SWR // Diezemanns Reise ins hässliche Deutschland

SWR
43 Minuten
Autor*in: Kai Diezemann und Babette Hnup
Online unter: ard.de

Ein Mann liegt bewusstlos im Vorraum einer Bank. Eine Überwachungskamera dokumentiert, wie mehrere Bankkunden auf dem Weg zum Geldautomaten achtlos über ihn hinwegsteigen. Erst der fünfte Kunde alarmiert den Notarzt. Ein Einzelfall? Oder ein Indiz für eine zunehmend mitleidlose Gesellschaft?

Die Vorfälle scheinen zuzunehmen – fast täglich ist inzwischen zu lesen von Sanitätern, die am Einsatzort behindert, belästigt oder sogar angegriffen werden; von Gaffern, die am Unfallort filmen anstatt zu helfen; oder von Politikern, die mit Hasskommentaren, Bedrohungen und sogar mit handfester physischer Gewalt rechnen müssen. Sind solche Vorfälle Indizien dafür, dass das Klima in Deutschland insgesamt rauer und roher wird.

SWR-Reporter Kai Diezemann macht sich auf den Weg, besucht Menschen wie Marcel Neumann vom Deutschen Roten Kreuz in Mainz. Der Rettungssanitäter hat im Einsatz selbst schon mehrmals Beleidigungen und Angriffe erlebt: „Das wird immer extremer; und ist wirklich neu“, sagt der 36-jährige nachdenklich. Er fragt sich an solchen Tagen, warum er den Job überhaupt macht. Kai Diezemann fährt eine Nachtschicht im Rettungswagen mit und will wissen: Wie respektlos sind die Menschen gegenüber denen, die ihnen helfen wollen?

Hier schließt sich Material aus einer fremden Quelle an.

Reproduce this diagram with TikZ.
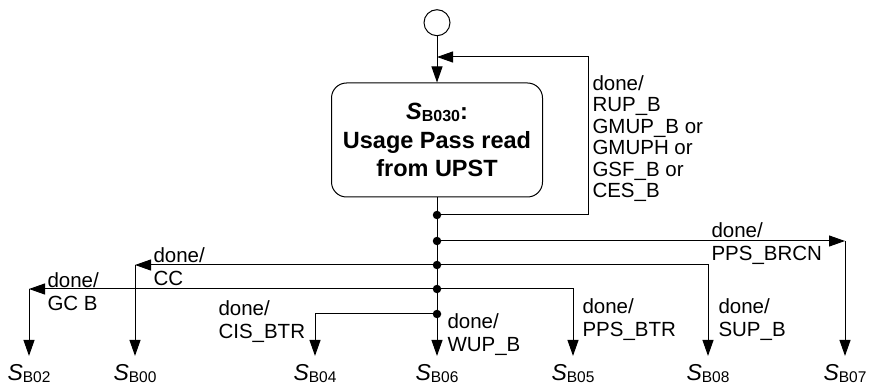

Im Saarland trifft Diezemann die 17-jährige Chiara. Jahrelang wurde sie an ihrer Schule gemobbt. „Die Leute in meiner Schule machten sich über alles lustig. Darüber, wie ich rede, wie ich aussehe“, erzählt sie. Selbst Schläge habe sie einstecken müssen. Erfahrungen, die sie zutiefst verletzten. Sie habe schließlich sogar daran gedacht, ihrem Leben ein Ende zu setzen, erzählt Chiara. Erst mit Hilfe von Mobbing-Experten und nach einem Schulwechsel kam sie aus dieser Krise heraus.